## [MATERIAL]
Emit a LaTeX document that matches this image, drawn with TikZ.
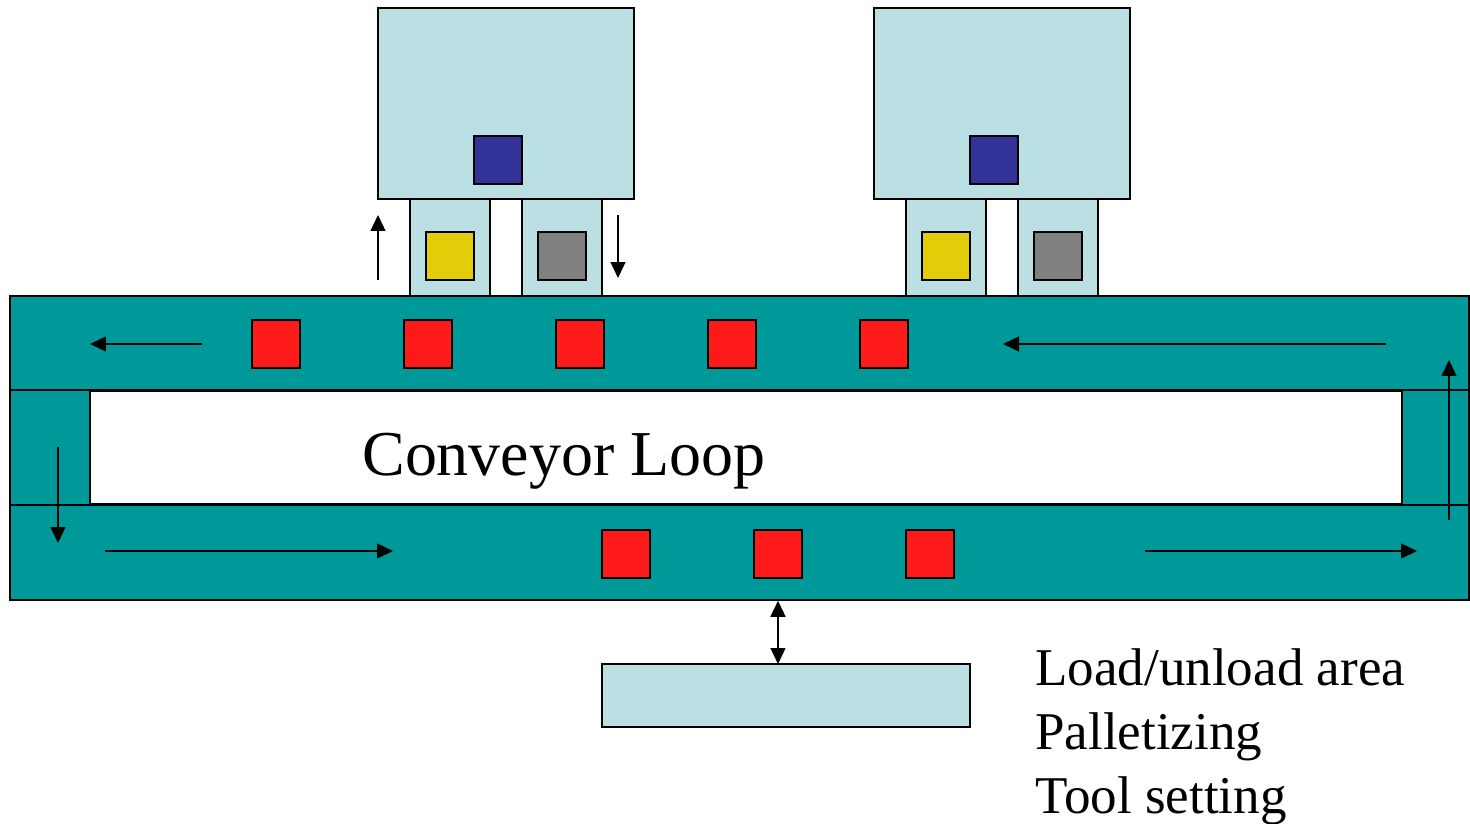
\documentclass[tikz,border=0pt]{standalone}
\usepackage{fontspec}
\setmainfont{Liberation Serif}
\usetikzlibrary{arrows.meta}
\definecolor{belt}{RGB}{0,153,153}
\definecolor{cell}{RGB}{187,224,227}
\definecolor{part}{RGB}{255,26,26}
\definecolor{tool}{RGB}{51,51,153}
\definecolor{fixture}{RGB}{227,204,8}
\definecolor{spare}{RGB}{128,128,128}

\begin{document}
\begin{tikzpicture}
  [x=0.02cm,y=-0.02cm]
      \tikzstyle{box_style} = [draw=black, line width=0.9pt, inner sep=0pt]
      \tikzstyle{part_style} = [box_style, fill=part, minimum size=0.96cm]
      \tikzstyle{flow_style} = [draw=black, line width=0.75pt, -{Triangle[length=0.32cm,width=0.3cm]}]
  \useasboundingbox (0,0) rectangle (1470,824);
  % machining centres with their two pallet stations
  \node[box_style, fill=cell, minimum width=5.12cm, minimum height=3.82cm] (m1) at (506,103.5) {};
  \node[box_style, fill=cell, minimum width=5.12cm, minimum height=3.82cm] (m2) at (1002,103.5) {};
  \node[box_style, fill=cell, minimum width=1.6cm, minimum height=1.94cm] (s1) at (450,247.5) {};
  \node[box_style, fill=cell, minimum width=1.6cm, minimum height=1.94cm] (s2) at (562,247.5) {};
  \node[box_style, fill=cell, minimum width=1.6cm, minimum height=1.94cm] (s3) at (946,247.5) {};
  \node[box_style, fill=cell, minimum width=1.6cm, minimum height=1.94cm] (s4) at (1058,247.5) {};
  \node[box_style, fill=tool, minimum size=0.96cm] (t1) at (498,160) {};
  \node[box_style, fill=tool, minimum size=0.96cm] (t2) at (994,160) {};
  \node[box_style, fill=fixture, minimum size=0.96cm] (f1) at (450,256) {};
  \node[box_style, fill=fixture, minimum size=0.96cm] (f2) at (946,256) {};
  \node[box_style, fill=spare, minimum size=0.96cm] (g1) at (562,256) {};
  \node[box_style, fill=spare, minimum size=0.96cm] (g2) at (1058,256) {};
  % the loop
  \node[box_style, fill=belt, minimum width=29.18cm, minimum height=6.08cm] (loop) at (739.5,448) {};
  \node[box_style, fill=white, minimum width=26.24cm, minimum height=2.26cm] (hole) at (746,447.5) {};
  \draw[box_style] (loop.west |- hole.north) -- (loop.east |- hole.north);
  \draw[box_style] (loop.west |- hole.south) -- (loop.east |- hole.south);
  \node[anchor=base west, inner sep=0pt, font=\fontsize{36.4}{44}\selectfont] (name) at (362,475) {Conveyor Loop};
  % pallets on the belt
  \node[part_style] (p1) at (276,344) {};
  \node[part_style] (p2) at (428,344) {};
  \node[part_style] (p3) at (580,344) {};
  \node[part_style] (p4) at (732,344) {};
  \node[part_style] (p5) at (884,344) {};
  \node[part_style] (p6) at (626,554) {};
  \node[part_style] (p7) at (778,554) {};
  \node[part_style] (p8) at (930,554) {};
  % load station
  \node[box_style, fill=cell, minimum width=7.36cm, minimum height=1.26cm] (lu) at (786,695.5) {};
  \node[anchor=base west, inner sep=0pt, font=\fontsize{30.2}{36}\selectfont] (job1) at (1035,685) {Load/unload area};
  \node[anchor=base west, inner sep=0pt, font=\fontsize{30.2}{36}\selectfont] (job2) at (1035,749) {Palletizing};
  \node[anchor=base west, inner sep=0pt, font=\fontsize{30.2}{36}\selectfont] (job3) at (1035,813) {Tool setting};
  % direction of travel
  \coordinate (a1) at (202,344);  \coordinate (b1) at (90,344);
  \coordinate (a2) at (1386,344); \coordinate (b2) at (1003,344);
  \coordinate (a3) at (58,447);   \coordinate (b3) at (58,543);
  \coordinate (a4) at (105,551);  \coordinate (b4) at (393,551);
  \coordinate (a5) at (1145,551); \coordinate (b5) at (1417,551);
  \coordinate (a6) at (1449,520); \coordinate (b6) at (1449,360);
  \coordinate (a7) at (378,280);  \coordinate (b7) at (378,215);
  \coordinate (a8) at (618,215);  \coordinate (b8) at (618,278);
  \coordinate (a9) at (778,664);
  \draw[flow_style] (a1) -- (b1);
  \draw[flow_style] (a2) -- (b2);
  \draw[flow_style] (a3) -- (b3);
  \draw[flow_style] (a4) -- (b4);
  \draw[flow_style] (a5) -- (b5);
  \draw[flow_style] (a6) -- (b6);
  \draw[flow_style] (a7) -- (b7);
  \draw[flow_style] (a8) -- (b8);
  \draw[flow_style, {Triangle[length=0.32cm,width=0.3cm]}-{Triangle[length=0.32cm,width=0.3cm]}] (loop.south -| a9) -- (a9);
\end{tikzpicture}
\end{document}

## [EXERCISE GOAL]
Make an exact copy of all the material, but keep the pictures out of it.

## [SOLUTION BELOW]
Emit a LaTeX document that matches this image, drawn with TikZ.
\documentclass[tikz,border=0pt]{standalone}
\usepackage{fontspec}
\setmainfont{Liberation Serif}
\usetikzlibrary{arrows.meta}
\definecolor{belt}{RGB}{0,153,153}
\definecolor{cell}{RGB}{187,224,227}
\definecolor{part}{RGB}{255,26,26}
\definecolor{tool}{RGB}{51,51,153}
\definecolor{fixture}{RGB}{227,204,8}
\definecolor{spare}{RGB}{128,128,128}

\begin{document}
\begin{tikzpicture}
  [x=0.02cm,y=-0.02cm]
      \tikzstyle{box_style} = [draw=black, line width=0.9pt, inner sep=0pt]
      \tikzstyle{part_style} = [box_style, fill=part, minimum size=0.96cm]
      \tikzstyle{flow_style} = [draw=black, line width=0.75pt, -{Triangle[length=0.32cm,width=0.3cm]}]
  \useasboundingbox (0,0) rectangle (1470,824);
  % machining centres with their two pallet stations
  \node[box_style, fill=cell, minimum width=5.12cm, minimum height=3.82cm] (m1) at (506,103.5) {};
  \node[box_style, fill=cell, minimum width=5.12cm, minimum height=3.82cm] (m2) at (1002,103.5) {};
  \node[box_style, fill=cell, minimum width=1.6cm, minimum height=1.94cm] (s1) at (450,247.5) {};
  \node[box_style, fill=cell, minimum width=1.6cm, minimum height=1.94cm] (s2) at (562,247.5) {};
  \node[box_style, fill=cell, minimum width=1.6cm, minimum height=1.94cm] (s3) at (946,247.5) {};
  \node[box_style, fill=cell, minimum width=1.6cm, minimum height=1.94cm] (s4) at (1058,247.5) {};
  \node[box_style, fill=tool, minimum size=0.96cm] (t1) at (498,160) {};
  \node[box_style, fill=tool, minimum size=0.96cm] (t2) at (994,160) {};
  \node[box_style, fill=fixture, minimum size=0.96cm] (f1) at (450,256) {};
  \node[box_style, fill=fixture, minimum size=0.96cm] (f2) at (946,256) {};
  \node[box_style, fill=spare, minimum size=0.96cm] (g1) at (562,256) {};
  \node[box_style, fill=spare, minimum size=0.96cm] (g2) at (1058,256) {};
  % the loop
  \node[box_style, fill=belt, minimum width=29.18cm, minimum height=6.08cm] (loop) at (739.5,448) {};
  \node[box_style, fill=white, minimum width=26.24cm, minimum height=2.26cm] (hole) at (746,447.5) {};
  \draw[box_style] (loop.west |- hole.north) -- (loop.east |- hole.north);
  \draw[box_style] (loop.west |- hole.south) -- (loop.east |- hole.south);
  \node[anchor=base west, inner sep=0pt, font=\fontsize{36.4}{44}\selectfont] (name) at (362,475) {Conveyor Loop};
  % pallets on the belt
  \node[part_style] (p1) at (276,344) {};
  \node[part_style] (p2) at (428,344) {};
  \node[part_style] (p3) at (580,344) {};
  \node[part_style] (p4) at (732,344) {};
  \node[part_style] (p5) at (884,344) {};
  \node[part_style] (p6) at (626,554) {};
  \node[part_style] (p7) at (778,554) {};
  \node[part_style] (p8) at (930,554) {};
  % load station
  \node[box_style, fill=cell, minimum width=7.36cm, minimum height=1.26cm] (lu) at (786,695.5) {};
  \node[anchor=base west, inner sep=0pt, font=\fontsize{30.2}{36}\selectfont] (job1) at (1035,685) {Load/unload area};
  \node[anchor=base west, inner sep=0pt, font=\fontsize{30.2}{36}\selectfont] (job2) at (1035,749) {Palletizing};
  \node[anchor=base west, inner sep=0pt, font=\fontsize{30.2}{36}\selectfont] (job3) at (1035,813) {Tool setting};
  % direction of travel
  \coordinate (a1) at (202,344);  \coordinate (b1) at (90,344);
  \coordinate (a2) at (1386,344); \coordinate (b2) at (1003,344);
  \coordinate (a3) at (58,447);   \coordinate (b3) at (58,543);
  \coordinate (a4) at (105,551);  \coordinate (b4) at (393,551);
  \coordinate (a5) at (1145,551); \coordinate (b5) at (1417,551);
  \coordinate (a6) at (1449,520); \coordinate (b6) at (1449,360);
  \coordinate (a7) at (378,280);  \coordinate (b7) at (378,215);
  \coordinate (a8) at (618,215);  \coordinate (b8) at (618,278);
  \coordinate (a9) at (778,664);
  \draw[flow_style] (a1) -- (b1);
  \draw[flow_style] (a2) -- (b2);
  \draw[flow_style] (a3) -- (b3);
  \draw[flow_style] (a4) -- (b4);
  \draw[flow_style] (a5) -- (b5);
  \draw[flow_style] (a6) -- (b6);
  \draw[flow_style] (a7) -- (b7);
  \draw[flow_style] (a8) -- (b8);
  \draw[flow_style, {Triangle[length=0.32cm,width=0.3cm]}-{Triangle[length=0.32cm,width=0.3cm]}] (loop.south -| a9) -- (a9);
\end{tikzpicture}
\end{document}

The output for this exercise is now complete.